NEW YORK – Citigroup's problems are far from over, but Friday it reported its smallest quarterly loss since 2007.
A sign at the Citigroup Center is shown Thursday, April 16, 2009 in New York. Citigroup Inc. posted better-than-expected results for first quarter.reports earnings Friday, April 17. [Agencies]
The bank posted a first-quarter loss to common shareholders of $966 million after massive loan losses and dividends to preferred stockholders. However, before paying those dividends, tied to a private stock offering in January 2008, the bank earned $1.6 billion.
Citigroup's results topped analyst forecasts. The company reported a loss per share of 18 cents, which was narrower than the 34 cents analysts predicted, according to Thomson Reuters. A year ago, Citigroup suffered a loss of more than $5 billion, or $1.03 a share.
Shares rose 6 cents, or 1.5 percent, to $4.07 in morning trading.
Separately, Citigroup said Friday it is delaying the government's exchange of billions of dollars worth of preferred shares into common shares until the government completes its "stress test." The government has been gauging the health of US banks, and the results are expected in early May.

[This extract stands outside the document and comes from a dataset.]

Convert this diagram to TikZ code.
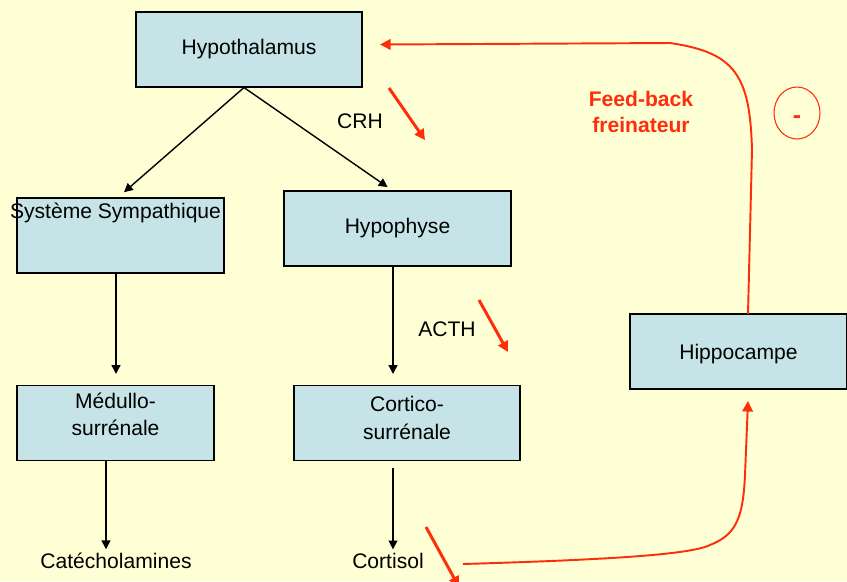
\documentclass[tikz,border=0pt]{standalone}
\usepackage{fontspec}
\setmainfont{Liberation Sans}
\usetikzlibrary{positioning, arrows.meta, shapes.geometric}

\definecolor{bgyellow}{RGB}{255,255,214}
\definecolor{boxblue}{RGB}{198,228,232}
\definecolor{fbred}{RGB}{255,45,10}

\begin{document}
\begin{tikzpicture}[
  font=\fontsize{12}{14.5}\selectfont,
  organ/.style={
    draw=black, line width=0.6pt, fill=boxblue,
    minimum height=1.5cm, align=center, inner sep=0pt
  },
  toplabel/.style={anchor=north, align=center, inner sep=3pt,
    font=\fontsize{12}{15.5}\selectfont},
  axe/.style={-{Triangle[length=5pt, width=5pt]}, line width=0.8pt, draw=black},
  signal/.style={-{Triangle[length=6pt, width=6pt]}, line width=1.7pt, draw=fbred},
  retro/.style={-{Triangle[length=6pt, width=6pt]}, line width=1.1pt, draw=fbred},
  hormone/.style={inner sep=2pt},
]

% Background and frame
\clip (0,0) rectangle (16.94,-11.62);
\fill[bgyellow] (0,0) rectangle (16.94,-11.62);

% Boxes
\node[organ, minimum width=4.52cm] (hypoth) at (4.98, -0.99) {Hypothalamus};
\node[organ, minimum width=4.14cm,
      label={[toplabel, xshift=-0.1cm]north:Système Sympathique}] (sympa) at (2.41, -4.71) {};
\node[organ, minimum width=4.54cm] (hypoph) at (7.95, -4.57) {Hypophyse};
\node[organ, minimum width=3.94cm,
      label={[toplabel, yshift=-0.04cm]north:Médullo-\\surrénale}] (medullo) at (2.31, -8.46) {};
\node[organ, minimum width=4.52cm,
      label={[toplabel, yshift=-0.12cm]north:Cortico-\\surrénale}] (cortico) at (8.14, -8.46) {};
\node[organ, minimum width=4.34cm, text depth=-0.16cm] (hippo) at (14.77, -7.03) {Hippocampe};

% Products
\node[hormone] (catecho) at (2.32, -11.22) {Catécholamines};
\node[hormone] (cortisol) at (7.76, -11.22) {Cortisol};

% Hormone labels
\node (crh) at (7.2, -2.42) {CRH};
\node (acth) at (8.94, -6.58) {ACTH};

% Feed-back annotation
\node[text=fbred, font=\fontsize{12}{14.5}\selectfont\bfseries, align=center]
  (fbtext) at (12.82, -2.24) {Feed-back\\freinateur};
\node[draw=fbred, line width=0.6pt, ellipse, minimum width=0.92cm,
      minimum height=1.04cm, inner sep=0pt, text=fbred,
      font=\fontsize{14}{16}\selectfont\bfseries] (moins) at (15.94, -2.26)
  {\smash{\raisebox{-6pt}{-}}};

% Black cascade
\draw[axe, shorten >=0.16cm] ([xshift=-0.1cm]hypoth.south) -- ([xshift=-0.05cm]sympa.north);
\draw[axe, shorten >=0.12cm] ([xshift=-0.1cm]hypoth.south) -- ([xshift=-0.1cm]hypoph.north);
\draw[axe, shorten >=0.22cm] ([xshift=-0.09cm]sympa.south) -- ([xshift=-0.09cm]sympa.south |- medullo.north);
\draw[axe, shorten >=0.22cm] ([xshift=-0.09cm]hypoph.south) -- ([xshift=-0.09cm]hypoph.south |- cortico.north);
\draw[axe] ([xshift=-0.19cm]medullo.south) -- ([xshift=-0.19cm]medullo.south |- catecho.north);
\draw[axe, shorten <=0.14cm] ([xshift=0.1cm]cortisol.north |- cortico.south) -- ([xshift=0.1cm]cortisol.north);

% Short red arrows (secretion)
\coordinate (crh1) at (7.78, -1.76);
\coordinate (crh2) at (8.50, -2.80);
\coordinate (acth1) at (9.58, -6.00);
\coordinate (acth2) at (10.16, -7.04);
\coordinate (cort1) at (8.52, -10.54);
\coordinate (cort2) at (9.18, -11.74);
\draw[signal] (crh1) -- (crh2);
\draw[signal] (acth1) -- (acth2);
\draw[signal] (cort1) -- (cort2);

% Feed-back loop
\coordinate (fbstart) at (9.26, -11.28);
\coordinate (hippoin) at (14.96, -8.02);
\coordinate (hippoout) at (14.96, -6.28);
\coordinate (hypothin) at (7.60, -0.89);
\draw[retro] (fbstart) .. controls (12, -11.2) and (13.8, -11.1) .. (14.2, -10.9)
  .. controls (14.7, -10.7) and (14.86, -10.4) .. (14.9, -9.5) -- (hippoin);
\draw[retro] (hippoout) -- (15.04, -3.0) .. controls (15.0, -1.5) and (14.7, -1.05) .. (13.4, -0.86)
  -- (hypothin);

\end{tikzpicture}
\end{document}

Citigroup's revenue doubled in the first quarter from a year ago to $24.8 billion thanks to strong trading activity in its investment bank. Its credit costs were high, though - at $10 billion - due to $7.3 billion in loan losses and a $2.7 billion increase in reserves for future loan losses.
Citigroup has been the weakest of the large US banks, posting quarterly losses since the fourth quarter of 2007. But in March, CEO Vikram Pandit triggered a stock market rally after he said that January and February had been profitable for Citigroup.
It was one of the first signals that the banking industry might not be as sick as many believed. Earlier that month, fears that banks would need to be nationalized sent stocks plunging to 12-year lows.
Citigroup's better-than-expected report on Friday come after surprisingly solid earnings from JPMorgan Chase & Co., Goldman Sachs Group Inc., and Wells Fargo & Co. over the past several days. While recent results from these healthier banks have brought some relief to investors, many have been waiting to see how more troubled banks such as Citigroup have fared.
Pandit said in a statement Friday that he was "pleased" with Citigroup's performance.
"While we and the industry face challenges in the coming quarters as we work through the weak economy, we will remain focused on strengthening the Citi franchise," he said.